…altho saving of one salary to the publick is but a small consideration yet the Salutory [salutary, i.e. beneficial] scheme of oeconomy so valuable to our repubican Goverment can not be carried into full effect unless things of this kind be noticed…
Thomas Underwood, Jr. to Thomas Jefferson, July 25, 1802
I recieve information that [John] Hopkins Commr. [Commissioner] of loans in Richmd. being allowed by law 2. clerks and having scarceley occasion for one, in fact employs but one, & gives him the salary of two. will you have this enquired into, and exact restitution of the double salary illegally given.
To Albert Gallatin, August 3, 1802
Patrick Lee’s Explanation
Careful leaders promptly investigate abuses under their command.
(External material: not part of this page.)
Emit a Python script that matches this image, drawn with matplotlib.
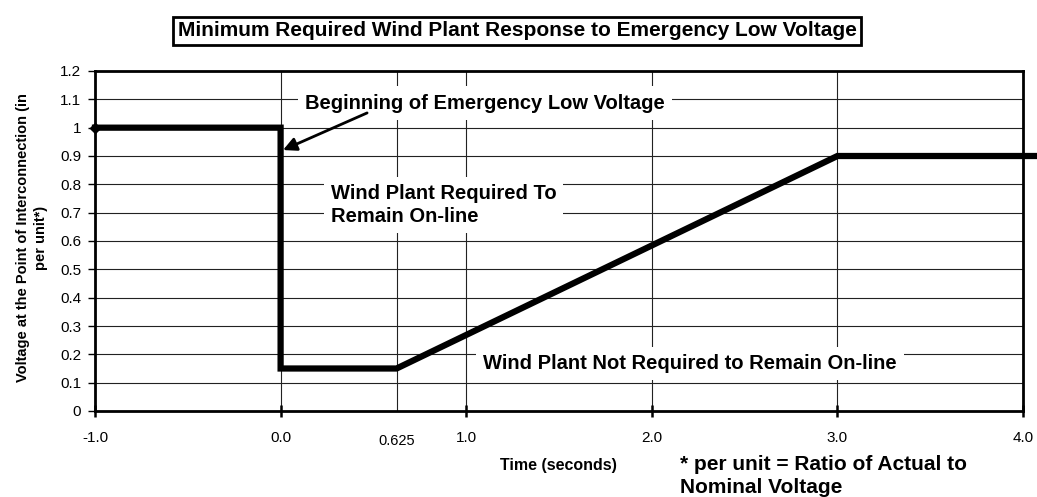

Underwood was the whistleblower, informing Jefferson that John Hopkins, a Federalist officer-holder and businessman in Richmond had authorization to employ two clerks when he needed only one and was paying that one a double salary. Underwood acknowledged that saving one salary was negligible, but the nation’s republican principles must be upheld, and the people would appreciate the gesture.
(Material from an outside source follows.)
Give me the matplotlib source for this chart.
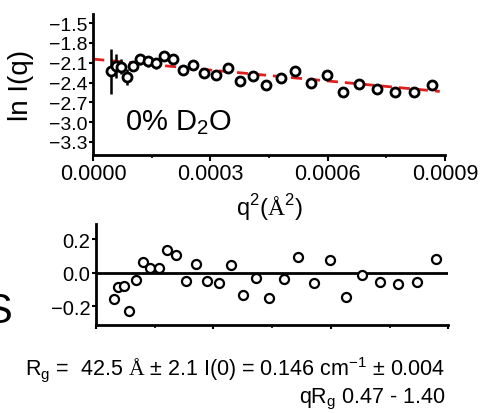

Jefferson had to contend with many government employees who were appointed by Presidents Washington and Adams. He accepted Federalist officers who performed their duties impartially but had no patience with ones who abused the trust placed in them.
He acted immediately in this case, directing his Treasury Secretary Gallatin to investigate and recover any funds spent illegally. Two weeks later, Gallatin furnished the President with a certificate verifying that Hopkins had submitted the names of the two clerks he claimed to employ. Gallatin went no further, saying Jefferson’s source must verify whether Hopkins actually employed only one.
The results of this matter are not disclosed, but Hopkins remained in his position for another two years.